>> start GIVEN INFORMATION

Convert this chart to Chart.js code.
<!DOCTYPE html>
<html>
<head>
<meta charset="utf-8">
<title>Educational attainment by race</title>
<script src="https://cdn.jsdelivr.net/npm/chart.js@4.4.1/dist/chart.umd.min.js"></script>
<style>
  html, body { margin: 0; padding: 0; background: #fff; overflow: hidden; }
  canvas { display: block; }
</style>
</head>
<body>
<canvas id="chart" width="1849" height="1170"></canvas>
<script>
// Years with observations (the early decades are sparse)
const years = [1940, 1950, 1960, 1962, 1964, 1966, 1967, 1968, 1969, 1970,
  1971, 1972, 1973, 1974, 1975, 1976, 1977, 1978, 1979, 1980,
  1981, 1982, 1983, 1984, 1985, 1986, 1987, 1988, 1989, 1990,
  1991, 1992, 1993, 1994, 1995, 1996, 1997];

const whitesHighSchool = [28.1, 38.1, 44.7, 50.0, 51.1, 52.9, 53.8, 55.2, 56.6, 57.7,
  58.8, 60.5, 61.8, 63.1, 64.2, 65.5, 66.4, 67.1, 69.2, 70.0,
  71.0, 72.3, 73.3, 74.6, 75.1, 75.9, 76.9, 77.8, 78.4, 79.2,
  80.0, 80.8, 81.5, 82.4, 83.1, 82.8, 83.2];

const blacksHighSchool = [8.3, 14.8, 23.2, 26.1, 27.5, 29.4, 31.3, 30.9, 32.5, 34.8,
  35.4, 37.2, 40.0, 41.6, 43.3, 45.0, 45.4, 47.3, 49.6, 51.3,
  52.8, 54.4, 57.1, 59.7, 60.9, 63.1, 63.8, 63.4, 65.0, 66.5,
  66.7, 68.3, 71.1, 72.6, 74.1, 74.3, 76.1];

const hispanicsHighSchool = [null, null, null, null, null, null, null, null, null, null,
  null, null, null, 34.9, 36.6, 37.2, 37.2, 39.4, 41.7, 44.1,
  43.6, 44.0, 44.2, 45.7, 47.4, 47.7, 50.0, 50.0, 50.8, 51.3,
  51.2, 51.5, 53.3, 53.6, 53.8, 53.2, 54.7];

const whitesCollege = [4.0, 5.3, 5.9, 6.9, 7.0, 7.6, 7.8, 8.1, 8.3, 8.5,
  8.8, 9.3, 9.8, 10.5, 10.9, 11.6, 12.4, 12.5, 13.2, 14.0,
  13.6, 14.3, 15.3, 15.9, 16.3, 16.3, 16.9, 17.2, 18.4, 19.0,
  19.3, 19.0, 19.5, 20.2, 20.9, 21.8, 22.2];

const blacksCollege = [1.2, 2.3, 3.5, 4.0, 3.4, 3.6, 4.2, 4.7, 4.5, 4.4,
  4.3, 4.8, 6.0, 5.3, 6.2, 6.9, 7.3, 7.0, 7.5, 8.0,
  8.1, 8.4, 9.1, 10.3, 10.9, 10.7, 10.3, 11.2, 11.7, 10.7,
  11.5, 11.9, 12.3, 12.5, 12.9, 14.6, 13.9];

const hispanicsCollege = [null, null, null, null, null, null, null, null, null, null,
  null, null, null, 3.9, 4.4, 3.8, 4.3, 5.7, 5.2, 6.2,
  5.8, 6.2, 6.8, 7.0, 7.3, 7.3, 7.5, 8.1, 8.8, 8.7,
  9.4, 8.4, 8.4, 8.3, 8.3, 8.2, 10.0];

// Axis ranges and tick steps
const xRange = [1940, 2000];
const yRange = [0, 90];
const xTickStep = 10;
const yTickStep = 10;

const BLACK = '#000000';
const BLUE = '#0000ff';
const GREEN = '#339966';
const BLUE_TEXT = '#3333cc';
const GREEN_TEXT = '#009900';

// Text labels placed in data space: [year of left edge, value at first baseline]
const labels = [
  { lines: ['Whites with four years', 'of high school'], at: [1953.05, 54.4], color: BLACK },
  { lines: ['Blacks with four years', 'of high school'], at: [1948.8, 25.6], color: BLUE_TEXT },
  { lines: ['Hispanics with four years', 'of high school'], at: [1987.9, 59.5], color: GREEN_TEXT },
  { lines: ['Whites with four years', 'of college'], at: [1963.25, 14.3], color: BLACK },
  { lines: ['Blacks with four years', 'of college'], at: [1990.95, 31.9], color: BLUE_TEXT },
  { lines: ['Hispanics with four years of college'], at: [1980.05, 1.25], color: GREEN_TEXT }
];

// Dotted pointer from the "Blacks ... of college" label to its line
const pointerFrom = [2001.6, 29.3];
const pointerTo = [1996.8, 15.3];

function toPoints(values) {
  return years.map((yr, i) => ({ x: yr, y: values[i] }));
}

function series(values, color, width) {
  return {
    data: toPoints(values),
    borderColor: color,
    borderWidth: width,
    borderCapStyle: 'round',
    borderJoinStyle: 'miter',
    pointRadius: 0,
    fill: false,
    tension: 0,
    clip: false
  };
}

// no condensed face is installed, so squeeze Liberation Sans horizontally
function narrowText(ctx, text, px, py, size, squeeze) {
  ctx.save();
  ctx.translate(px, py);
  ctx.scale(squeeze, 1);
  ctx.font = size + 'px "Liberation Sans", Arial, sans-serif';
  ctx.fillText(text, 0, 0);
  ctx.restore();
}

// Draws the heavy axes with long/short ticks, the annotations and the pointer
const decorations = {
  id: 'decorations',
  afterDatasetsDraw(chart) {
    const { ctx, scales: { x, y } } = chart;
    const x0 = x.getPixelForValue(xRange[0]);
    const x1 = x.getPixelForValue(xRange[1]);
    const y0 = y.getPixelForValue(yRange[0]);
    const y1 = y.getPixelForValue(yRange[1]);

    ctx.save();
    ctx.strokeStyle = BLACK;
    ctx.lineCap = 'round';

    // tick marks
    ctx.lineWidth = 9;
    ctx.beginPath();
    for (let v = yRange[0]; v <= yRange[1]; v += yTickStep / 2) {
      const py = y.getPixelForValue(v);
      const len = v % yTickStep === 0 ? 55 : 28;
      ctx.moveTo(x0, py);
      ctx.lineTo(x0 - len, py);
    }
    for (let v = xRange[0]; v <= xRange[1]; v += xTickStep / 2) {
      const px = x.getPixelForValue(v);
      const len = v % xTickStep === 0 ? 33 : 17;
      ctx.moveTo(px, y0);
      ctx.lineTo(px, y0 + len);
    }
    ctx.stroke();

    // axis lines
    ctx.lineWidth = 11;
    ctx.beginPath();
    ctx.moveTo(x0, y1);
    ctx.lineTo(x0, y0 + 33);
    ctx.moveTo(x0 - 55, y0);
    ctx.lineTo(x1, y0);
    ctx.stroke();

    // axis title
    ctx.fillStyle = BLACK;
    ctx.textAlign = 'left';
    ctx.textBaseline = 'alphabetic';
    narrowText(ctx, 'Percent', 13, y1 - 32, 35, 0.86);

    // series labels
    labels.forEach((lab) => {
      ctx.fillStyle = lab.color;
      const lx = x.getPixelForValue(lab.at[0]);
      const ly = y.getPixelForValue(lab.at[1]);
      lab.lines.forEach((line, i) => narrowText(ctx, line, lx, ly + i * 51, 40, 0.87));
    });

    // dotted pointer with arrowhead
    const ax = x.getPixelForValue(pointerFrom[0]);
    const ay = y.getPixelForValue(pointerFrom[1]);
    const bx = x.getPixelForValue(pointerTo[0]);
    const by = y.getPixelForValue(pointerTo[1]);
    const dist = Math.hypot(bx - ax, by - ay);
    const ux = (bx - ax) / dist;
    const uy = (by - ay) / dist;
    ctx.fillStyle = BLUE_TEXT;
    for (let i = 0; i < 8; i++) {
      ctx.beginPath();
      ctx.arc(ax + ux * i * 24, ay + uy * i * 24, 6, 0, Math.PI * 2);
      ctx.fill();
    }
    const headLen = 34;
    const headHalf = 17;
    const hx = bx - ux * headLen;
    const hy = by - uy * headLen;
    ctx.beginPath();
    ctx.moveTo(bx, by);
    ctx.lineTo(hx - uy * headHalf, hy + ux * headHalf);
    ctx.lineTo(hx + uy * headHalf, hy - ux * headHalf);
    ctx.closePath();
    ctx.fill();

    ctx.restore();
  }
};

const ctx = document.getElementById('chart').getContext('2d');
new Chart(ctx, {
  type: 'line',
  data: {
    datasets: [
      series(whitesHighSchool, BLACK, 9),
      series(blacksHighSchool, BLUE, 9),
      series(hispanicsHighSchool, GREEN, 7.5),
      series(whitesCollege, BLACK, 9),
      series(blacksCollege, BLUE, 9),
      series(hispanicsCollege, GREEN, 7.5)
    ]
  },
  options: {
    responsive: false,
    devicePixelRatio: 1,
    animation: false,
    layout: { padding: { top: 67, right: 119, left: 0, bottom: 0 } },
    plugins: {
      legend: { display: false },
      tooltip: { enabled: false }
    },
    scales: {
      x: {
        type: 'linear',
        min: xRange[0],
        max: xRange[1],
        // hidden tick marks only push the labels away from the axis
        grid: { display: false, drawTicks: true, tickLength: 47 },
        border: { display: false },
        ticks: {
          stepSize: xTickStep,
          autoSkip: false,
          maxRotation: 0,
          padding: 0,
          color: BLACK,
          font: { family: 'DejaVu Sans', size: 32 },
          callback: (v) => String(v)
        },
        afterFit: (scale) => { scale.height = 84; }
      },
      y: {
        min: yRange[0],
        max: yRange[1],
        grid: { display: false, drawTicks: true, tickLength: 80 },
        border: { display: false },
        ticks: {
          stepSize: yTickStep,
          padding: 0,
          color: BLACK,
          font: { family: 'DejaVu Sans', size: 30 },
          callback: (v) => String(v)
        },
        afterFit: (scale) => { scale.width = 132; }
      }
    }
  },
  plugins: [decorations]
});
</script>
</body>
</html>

>> end GIVEN INFORMATION

● **EXERCISE TASK**
Word for word, quote the lines of the material from the first line through the line with "80.0, 80.8, 81.5, 82.4, 83.1, 82.8, 83.2];", both ends included.

● **TASK RESULT**
Convert this chart to Chart.js code.
<!DOCTYPE html>
<html>
<head>
<meta charset="utf-8">
<title>Educational attainment by race</title>
<script src="https://cdn.jsdelivr.net/npm/chart.js@4.4.1/dist/chart.umd.min.js"></script>
<style>
  html, body { margin: 0; padding: 0; background: #fff; overflow: hidden; }
  canvas { display: block; }
</style>
</head>
<body>
<canvas id="chart" width="1849" height="1170"></canvas>
<script>
// Years with observations (the early decades are sparse)
const years = [1940, 1950, 1960, 1962, 1964, 1966, 1967, 1968, 1969, 1970,
  1971, 1972, 1973, 1974, 1975, 1976, 1977, 1978, 1979, 1980,
  1981, 1982, 1983, 1984, 1985, 1986, 1987, 1988, 1989, 1990,
  1991, 1992, 1993, 1994, 1995, 1996, 1997];

const whitesHighSchool = [28.1, 38.1, 44.7, 50.0, 51.1, 52.9, 53.8, 55.2, 56.6, 57.7,
  58.8, 60.5, 61.8, 63.1, 64.2, 65.5, 66.4, 67.1, 69.2, 70.0,
  71.0, 72.3, 73.3, 74.6, 75.1, 75.9, 76.9, 77.8, 78.4, 79.2,
  80.0, 80.8, 81.5, 82.4, 83.1, 82.8, 83.2];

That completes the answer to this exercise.